Bitcoin held above $63,200 on Tuesday, shrugging off twin macroeconomic shocks that typically pressure risk assets. The world's largest cryptocurrency maintained its recent recovery momentum despite the US Producer Price Index hitting its highest level since October 2022, signaling persistent inflation pressures that usually benefit safe-haven assets like the dollar.

More immediately, Iran's closure of the Strait of Hormuz, one of the world's most critical oil chokepoints, failed to trigger the geopolitical risk rally many traders expected. The strait handles roughly one-third of all seaborne oil traded globally. Historically, such blockades spike crude prices and weigh on equities while buttressing traditional hedges. Bitcoin's resilience suggested the market priced in either temporary resolution or limited supply disruption fears.
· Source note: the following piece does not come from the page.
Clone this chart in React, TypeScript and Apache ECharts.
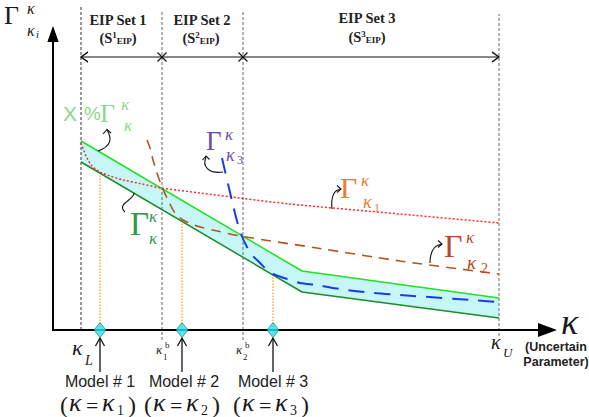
import React, { useEffect, useRef } from 'react';
import * as echarts from 'echarts';

// Diagram units: κ runs along x (0 = vertical axis), Γ runs up (0 = horizontal axis)
const guideK = [28, 109, 190, 446]; // κL, κ1b, κ2b, κU
const guideTop = [323, 320, 320, 316];
const guideBottom = [0, -10, -10, -6];
const setArrowK = [28, 109, 190, 446];
const setArrowLevel = 273;
const axisMaxK = 504;
const axisMaxG = 303;

const bandK = [28, 249, 446];
const bandUpper = [189, 59, 32];
const bandLower = [168, 38, 12];

const gamma1K = [28, 31, 34, 39, 47, 57, 70, 87, 108, 147, 187, 237, 347, 446];
const gamma1V = [187, 179, 172, 164, 158, 154, 150, 146.5, 142, 137, 132, 126, 116, 107];

const gamma2K = [94, 97, 100, 104, 109, 115, 122, 130, 144, 162, 187, 267, 347, 446];
const gamma2V = [190, 182, 170, 157, 143, 130, 117, 110, 104, 99.5, 94, 81.5, 69, 56];

const gamma3K = [169, 172, 176, 180, 184, 188, 194, 200, 207, 213, 220, 234, 247, 264, 287, 320, 347, 446];
const gamma3V = [172, 159, 142, 125, 109, 96, 83, 74, 67, 61, 56, 51, 47, 45, 41, 37, 35, 28];

const modelK = [47, 129, 220];
const modelTouch = [158, 110, 56];
const modelNames = ['Model # 1', 'Model # 2', 'Model # 3'];
const modelSubs = ['1', '2', '3'];

const serif = '"Liberation Serif", "Times New Roman", serif';
const sans = '"Liberation Sans", Arial, sans-serif';

const zip = (a: number[], b: number[]) => a.map((v, i) => [v, b[i]]);

function T(x: number, y: number, text: string, font: string, fill: string, align = 'left', extra: any = {}) {
  return {
    type: 'text', x, y, silent: true, z: 50,
    style: { text, font, fill, align, verticalAlign: 'middle', textAlign: align, textVerticalAlign: 'middle', ...extra },
  };
}
function kap(x: number, cy: number, fs: number, fill: string) {
  return T(x, cy - 0.11 * fs, 'κ', `italic ${fs}px ${serif}`, fill);
}
function curl(p: number[], head: number[][] | null) {
  const els: any[] = [{
    type: 'bezierCurve', silent: true, z: 50,
    shape: { x1: p[0], y1: p[1], cpx1: p[2], cpy1: p[3], cpx2: p[4], cpy2: p[5], x2: p[6], y2: p[7] },
    style: { stroke: '#111', fill: 'none', lineWidth: 1.1 },
  }];
  if (head) els.push({ type: 'polyline', silent: true, z: 50, shape: { points: head }, style: { stroke: '#111', fill: 'none', lineWidth: 1.1 } });
  return els;
}

export default function App() {
  const ref = useRef<HTMLDivElement>(null);
  useEffect(() => {
    document.body.style.margin = '0';
    const chart = echarts.init(ref.current!, null, { renderer: 'svg' });
    const chevL = 'path://M10,0L0,5L10,10';
    const chevR = 'path://M0,0L10,5L0,10';
    const cross = 'path://M0,0L10,10M10,0L0,10';
    const chevU = 'path://M0,10L5,0L10,10';

    const series: any[] = [];
    // cyan band between the two green bounds
    series.push({
      type: 'custom', silent: true, z: 1, clip: false,
      data: [[bandK[0], bandLower[0]]],
      renderItem: (_p: any, api: any) => {
        const pts = [
          ...bandK.map((k, i) => api.coord([k, bandUpper[i]])),
          ...bandK.slice().reverse().map((k, j) => api.coord([k, bandLower[bandK.length - 1 - j]])),
        ];
        return { type: 'polygon', shape: { points: pts }, style: { fill: '#c6f6f6', stroke: 'none' } };
      },
    });
    guideK.forEach((k, i) => {
      series.push({
        type: 'line', clip: false, silent: true, symbol: 'none', z: 2,
        data: [[k, guideBottom[i]], [k, guideTop[i]]],
        lineStyle: { color: i === 0 ? '#333' : '#666', width: 1, type: [3, 2] },
      });
    });
    series.push({
      type: 'line', clip: false, silent: true, symbol: 'none', z: 4,
      data: setArrowK.map((k, i) => {
        const last = i === setArrowK.length - 1;
        const sym = i === 0 ? chevL : last ? chevR : cross;
        return {
          value: [k, setArrowLevel], symbol: sym,
          symbolSize: i === 0 || last ? [7, 10] : [9, 9],
          symbolOffset: i === 0 ? [3.5, 0] : last ? [-3.5, 0] : [0, 0],
        };
      }),
      itemStyle: { color: 'none', borderColor: '#111', borderWidth: 1.2 },
      lineStyle: { color: '#111', width: 1.2 },
    });
    series.push({
      type: 'line', silent: true, symbol: 'none', z: 3,
      data: zip(bandK, bandLower), lineStyle: { color: '#1e8a2a', width: 1.5 },
    });
    series.push({
      type: 'line', silent: true, symbol: 'none', z: 3,
      data: zip(bandK, bandUpper), lineStyle: { color: '#22e022', width: 1.5 },
    });
    // model projection lines
    modelK.forEach((k, i) => {
      series.push({
        type: 'line', silent: true, symbol: 'none', z: 2,
        data: [[k, 0], [k, modelTouch[i]]],
        lineStyle: { color: '#ff9a10', width: 1.2, type: [1.5, 1.5] },
      });
      series.push({
        type: 'line', clip: false, silent: true, symbol: 'none', z: 4,
        data: [[k, -42], { value: [k, -8], symbol: chevU, symbolSize: [9, 8], symbolOffset: [0, 4] }],
        itemStyle: { color: 'none', borderColor: '#111', borderWidth: 1.2 },
        lineStyle: { color: '#111', width: 1.3 },
      });
    });
    series.push({
      type: 'line', silent: true, symbol: 'none', z: 4, smooth: 0.3,
      data: zip(gamma1K, gamma1V), lineStyle: { color: '#ff2a2a', width: 1.5, type: [2, 2] },
    });
    series.push({
      type: 'line', silent: true, symbol: 'none', z: 4, smooth: 0.3,
      data: zip(gamma2K, gamma2V), lineStyle: { color: '#b5541c', width: 1.6, type: [10, 7] },
    });
    series.push({
      type: 'line', silent: true, symbol: 'none', z: 4, smooth: 0.3,
      data: zip(gamma3K, gamma3V), lineStyle: { color: '#1a3be8', width: 2, type: [16, 10] },
    });
    series.push({
      type: 'scatter', clip: false, silent: true, z: 6,
      data: modelK.map((k) => [k, 0]), symbol: 'diamond', symbolSize: [12, 15],
      itemStyle: { color: '#27e3ea', borderColor: '#1b6e73', borderWidth: 0.8 },
    });
    // axes with filled arrowheads
    series.push({
      type: 'custom', silent: true, z: 5, clip: false,
      data: [[0, 0]],
      renderItem: (_p: any, api: any) => {
        const o = api.coord([0, 0]);
        const top = api.coord([0, axisMaxG]);
        const right = api.coord([axisMaxK, 0]);
        return {
          type: 'group',
          children: [
            { type: 'line', shape: { x1: o[0], y1: o[1], x2: top[0], y2: top[1] + 10 }, style: { stroke: '#000', lineWidth: 2 } },
            { type: 'line', shape: { x1: o[0] - 1, y1: o[1], x2: right[0] - 12, y2: right[1] }, style: { stroke: '#000', lineWidth: 2 } },
            { type: 'polygon', shape: { points: [[top[0], top[1]], [top[0] + 5.5, top[1] + 15], [top[0] - 5.5, top[1] + 15]] }, style: { fill: '#000' } },
            { type: 'polygon', shape: { points: [[right[0], right[1]], [right[0] - 19, right[1] - 7], [right[0] - 19, right[1] + 7]] }, style: { fill: '#000' } },
          ],
        };
      },
    });

    const ink = '#1a1a1a';
    const lg = '#8fd68f', dg = '#2f9a4f', pu = '#6a4fa6', or = '#f07a32', br = '#b34a2c';
    const formula = (cx: number, sub: string) => [
      T(cx - 40, 405, '(', `24px ${serif}`, ink),
      kap(cx - 31, 405, 26, ink),
      T(cx - 14, 405, '=', `22px ${serif}`, ink),
      kap(cx + 2, 405, 26, ink),
      T(cx + 17, 410, sub, `14px ${serif}`, ink),
      T(cx + 28, 405, ')', `24px ${serif}`, ink),
    ];
    const graphics: any[] = [
      // y axis arrowhead (decoration)
      { type: 'polygon', silent: true, z: 60, shape: { points: [[53, 26], [58.5, 42], [47.5, 42]] }, style: { fill: '#000' } },
      // y axis label
      T(4, 15, 'Γ', `26px ${serif}`, ink), kap(27, 10, 16, ink), kap(27, 32, 16, ink),
      T(36, 34, 'i', `italic 11px ${serif}`, ink),
      // EIP sets
      T(118, 20, 'EIP Set 1', `bold 14.5px ${serif}`, '#222', 'center'),
      T(202, 20, 'EIP Set 2', `bold 14.5px ${serif}`, '#222', 'center'),
      T(367, 18, 'EIP Set 3', `bold 14.5px ${serif}`, '#222', 'center'),
      ...['1', '2', '3'].map((n, i) => T([118, 201, 367][i], [38, 38, 37][i], `{a|(S}{b|${n}}{c|EIP}{a|)}`, `bold 14px ${serif}`, '#222', 'center', {
        rich: {
          a: { fontFamily: serif, fontSize: 14.5, fontWeight: 'bold', fill: '#222' },
          b: { fontFamily: serif, fontSize: 9, fontWeight: 'bold', fill: '#222', verticalAlign: 'top' },
          c: { fontFamily: serif, fontSize: 9, fontWeight: 'bold', fill: '#222', verticalAlign: 'bottom' },
        },
      })),
      // X % Γ
      T(63, 113, 'X', `21px ${sans}`, lg), T(84, 113, '%', `19px ${sans}`, lg),
      T(100, 113.5, 'Γ', `26px ${serif}`, lg),
      kap(121, 106, 17, lg), kap(124, 127, 17, lg),
      // dark green
      T(130, 224, 'Γ', `33px ${serif}`, dg), kap(149, 218, 17, dg), kap(149, 240, 17, dg),
      // purple
      T(206, 141, 'Γ', `27px ${serif}`, pu), kap(225, 136, 17, pu), kap(226, 157, 18, pu),
      T(237, 160, '3', `12px ${serif}`, pu),
      // orange
      T(340, 187, 'Γ', `30px ${serif}`, or), kap(361, 182, 17, or), kap(363, 204, 18, or),
      T(374, 208, '1', `12px ${serif}`, or),
      // brown
      T(444, 246, 'Γ', `32px ${serif}`, br), kap(466, 239, 17, br), kap(467, 265, 19, br),
      T(481, 268, '2', `14px ${serif}`, br),
      // curly arrows
      ...curl([98, 151, 112, 146, 112, 138, 107, 130], [[103, 134], [107, 129.5], [111, 133]]),
      ...curl([125, 212, 116, 204, 134, 200, 134, 193], null),
      ...curl([223, 172, 208, 174, 202, 166, 206, 157], [[202.5, 160], [206, 156], [209.5, 159.5]]),
      ...curl([332, 209, 331, 199, 333, 190, 341, 189], [[337, 185.5], [341, 189], [337, 192.5]]),
      ...curl([430, 263, 430, 252, 434, 245, 442, 244], [[438, 240.5], [442, 244], [438, 247.5]]),
      // bottom axis labels
      kap(72, 350, 22, ink), T(85, 360, 'L', `italic 14px ${serif}`, ink),
      kap(156, 351, 13, ink), T(165, 345, 'b', `9px ${serif}`, ink), T(163, 357, '1', `9px ${serif}`, ink),
      kap(236, 351, 13, ink), T(245, 345, 'b', `9px ${serif}`, ink), T(243, 357, '2', `9px ${serif}`, ink),
      kap(491, 344, 20, ink), T(503, 352, 'U', `italic 13px ${serif}`, ink),
      kap(561, 326, 36, ink),
      T(556, 347, '(Uncertain', `bold 12.5px ${sans}`, '#222', 'center'),
      T(556, 362, 'Parameter)', `bold 12.5px ${sans}`, '#222', 'center'),
      ...modelK.map((k, i) => T([100, 184, 273][i], 381, modelNames[i], `16px ${sans}`, '#222', 'center')),
      ...formula(100, modelSubs[0]), ...formula(184, modelSubs[1]), ...formula(273, modelSubs[2]),
    ];

    chart.setOption({
      animation: false,
      grid: { left: 53, top: 27, right: 32, bottom: 87 },
      xAxis: {
        type: 'value', min: 0, max: axisMaxK,
        axisLine: { show: false }, axisTick: { show: false }, axisLabel: { show: false }, splitLine: { show: false },
      },
      yAxis: {
        type: 'value', min: 0, max: axisMaxG,
        axisLine: { show: false }, axisTick: { show: false }, axisLabel: { show: false }, splitLine: { show: false },
      },
      series,
      graphic: graphics,
    });
    return () => chart.dispose();
  }, []);
  return <div ref={ref} style={{ width: 589, height: 417 }} />;
}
The $63,200 level held as support for BTC after several days of consolidation near the $62,000-$63,500 band. Intraday volatility remained muted despite headline risk, with most volume concentrated around spot exchanges rather than futures. This pattern reflects retail and institutional buyers absorbing dips rather than panic selling.

The inflation data released Tuesday showed producer prices increased month-over-month by the largest clip since late 2022, reigniting questions about the Fed's rate trajectory heading into Q4. Markets had priced in a potential pause by December, but hotter-than-expected PPI readings could extend hawkish guidance. Paradoxically, BTC often profits from inflation headlines because they validate the digital asset's inflation-hedge narrative, even as tighter monetary policy initially pressures all risk assets.

Iran's Hormuz move compounded geopolitical tension but lacked the shock value of prior strait closures. Oil prices edged higher intraday but did not spike decisively, and equities remained stable. Bitcoin traders interpreted the event as noise rather than tail risk, particularly given ongoing Middle East tensions had been market-priced for months.

The $63,200 handle represents a key technical zone for BTC. A close above this level through week's end could set up a retest of the $64,000-$65,000 range, where substantial sell orders cluster. Resistance remains heavy near the June highs, but the current price action shows buyers willing to defend support during macroeconomic turbulence.

Altcoins largely tracked Bitcoin's sideways momentum, with Ethereum hovering near $2,500 and most Layer 2 tokens consolidating. The broader market awaited clarification on Fed policy and Strait of Hormuz developments before committing fresh capital.